Emotionally I feel good.  I cried once with the nurse who was talking to me and telling me what a great thing I did- I didn’t cry because I was sad to be leaving the babies-  In fact I feel relieved to not have a newborn to care for at home, the tears just sort of flowed.  Tears of happiness, tears of worry for how little that baby boy is tears because it’s over and I feel like it took so long to get here!   I really couldn’t tell you; maybe it’s just the hormones! I feel great about the entire thing.  Things went wonderfully.  I couldn’t feel any prouder to be part of something so special and so amazing. Watching my IM cry as her children were born and knowing that I helped create that family is a wonderful feeling.  I don’t even know how I can describe that feeling, Love? Completeness?  
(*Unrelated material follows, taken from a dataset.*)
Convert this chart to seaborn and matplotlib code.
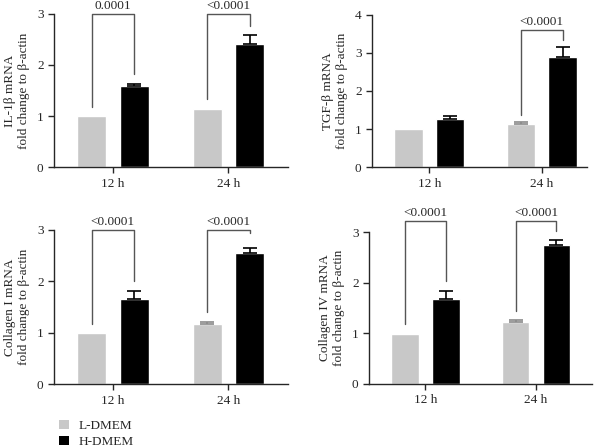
import numpy as np
import pandas as pd
import matplotlib
matplotlib.use('Agg')
import matplotlib.pyplot as plt
from matplotlib.patches import Patch
import seaborn as sns

# data
times = ['12 h', '24 h']
groups = ['L-DMEM', 'H-DMEM']
colors = ['#c8c8c8', '#000000']

il1b_low = [1.00, 1.14]
il1b_high = [1.58, 2.41]
il1b_low_err = [0.0, 0.0]
il1b_high_err = [0.05, 0.18]

tgfb_low = [1.00, 1.14]
tgfb_high = [1.27, 2.88]
tgfb_low_err = [0.0, 0.05]
tgfb_high_err = [0.07, 0.27]

col1_low = [1.00, 1.17]
col1_high = [1.66, 2.55]
col1_low_err = [0.0, 0.04]
col1_high_err = [0.15, 0.09]

col4_low = [0.98, 1.23]
col4_high = [1.67, 2.75]
col4_low_err = [0.0, 0.04]
col4_high_err = [0.17, 0.09]

# significance brackets: (time index, top, left leg bottom, right leg bottom, text)
il1b_brackets = [(0, 3.0, 1.17, 1.83, '0.0001'), (1, 3.0, 1.33, 2.77, '<0.0001')]
tgfb_brackets = [(1, 3.61, 1.37, 3.35, '<0.0001')]
col1_brackets = [(0, 3.0, 1.17, 2.01, '<0.0001'), (1, 3.0, 1.40, 2.94, '<0.0001')]
col4_brackets = [(0, 3.21, 1.18, 2.04, '<0.0001'), (1, 3.21, 1.44, 3.03, '<0.0001')]

ylabels = ['IL-1\u03b2 mRNA\nfold change to \u03b2-actin',
           'TGF-\u03b2 mRNA\nfold change to \u03b2-actin',
           'Collagen I mRNA\nfold change to \u03b2-actin',
           'Collagen IV mRNA\nfold change to \u03b2-actin']

panels = [
    (il1b_low, il1b_high, il1b_low_err, il1b_high_err, il1b_brackets, 3, [0.090, 0.627, 0.390, 0.342], 1.515),
    (tgfb_low, tgfb_high, tgfb_low_err, tgfb_high_err, tgfb_brackets, 4, [0.620, 0.627, 0.358, 0.340], 1.40),
    (col1_low, col1_high, col1_low_err, col1_high_err, col1_brackets, 3, [0.090, 0.142, 0.390, 0.345], 1.515),
    (col4_low, col4_high, col4_low_err, col4_high_err, col4_brackets, 3, [0.615, 0.143, 0.372, 0.339], 1.508),
]

sns.set_style('ticks')
plt.rcParams['font.family'] = ['Liberation Serif', 'DejaVu Serif']
plt.rcParams['font.size'] = 9.5

fig = plt.figure(figsize=(6, 4.48), dpi=100)

for (low, high, low_err, high_err, brackets, ymax, pos, xr), ylab in zip(panels, ylabels):
    ax = fig.add_axes(pos)
    df = pd.DataFrame({
        'time': times + times,
        'group': [groups[0]] * 2 + [groups[1]] * 2,
        'value': low + high,
    })
    sns.barplot(data=df, x='time', y='value', hue='group', hue_order=groups,
                palette=colors, width=0.74, gap=0.32, errorbar=None,
                legend=False, ax=ax, saturation=1)

    centers = []
    for cont, vals, errs, ec in zip(ax.containers, [low, high], [low_err, high_err], ['#8a8a8a', '#000000']):
        xs = [p.get_x() + p.get_width() / 2 for p in cont.patches]
        centers.append(xs)
        for x, v, e in zip(xs, vals, errs):
            if e > 0:
                ax.errorbar([x], [v], yerr=[[0], [e]], fmt='none',
                            ecolor=ec, elinewidth=1.2, capsize=5, capthick=1.2)

    for i, top, lb, rb, txt in brackets:
        xl, xrr = centers[0][i], centers[1][i]
        ax.plot([xl, xl, xrr, xrr], [lb, top, top, rb], color='#555555',
                lw=1, clip_on=False)
        ax.annotate(txt, ((xl + xrr) / 2, top), xytext=(0, 1.5),
                    textcoords='offset points', ha='center', va='bottom',
                    fontsize=9.5, annotation_clip=False)

    ax.set_xlim(-0.51, xr)
    ax.set_ylim(0, ymax)
    ax.set_yticks(range(ymax + 1))
    ax.set_xlabel('')
    ax.set_ylabel(ylab, fontsize=9.5, labelpad=5, linespacing=1.2)
    sns.despine(ax=ax)
    for s in ['left', 'bottom']:
        ax.spines[s].set_linewidth(1)
    ax.tick_params(width=1, length=4, labelsize=9.5)

handles = [Patch(facecolor=c, edgecolor='none') for c in colors]
fig.legend(handles, groups, loc='upper left', bbox_to_anchor=(0.09, 0.074),
           frameon=False, handlelength=0.7, handleheight=0.7, handletextpad=0.8,
           labelspacing=0.25, fontsize=9.5, borderaxespad=0)

fig.savefig('out.png', dpi=100)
I went into this journey just knowing that I wanted to do this for a family.  I have my reasons, I think everyone does- it was something I was called to do- something I really needed to do.  I had no idea what I was in for- and I have learned so much over the last 3 years from the time I started all of this to birth of twins.  Learned a lot about life, love and myself.  I can see why people become passionate about helping create families!  If this is my greatest accomplishment in life- I feel like I am content with that.  Helping someone else create a family was a blessing to me and my life as well as theirs.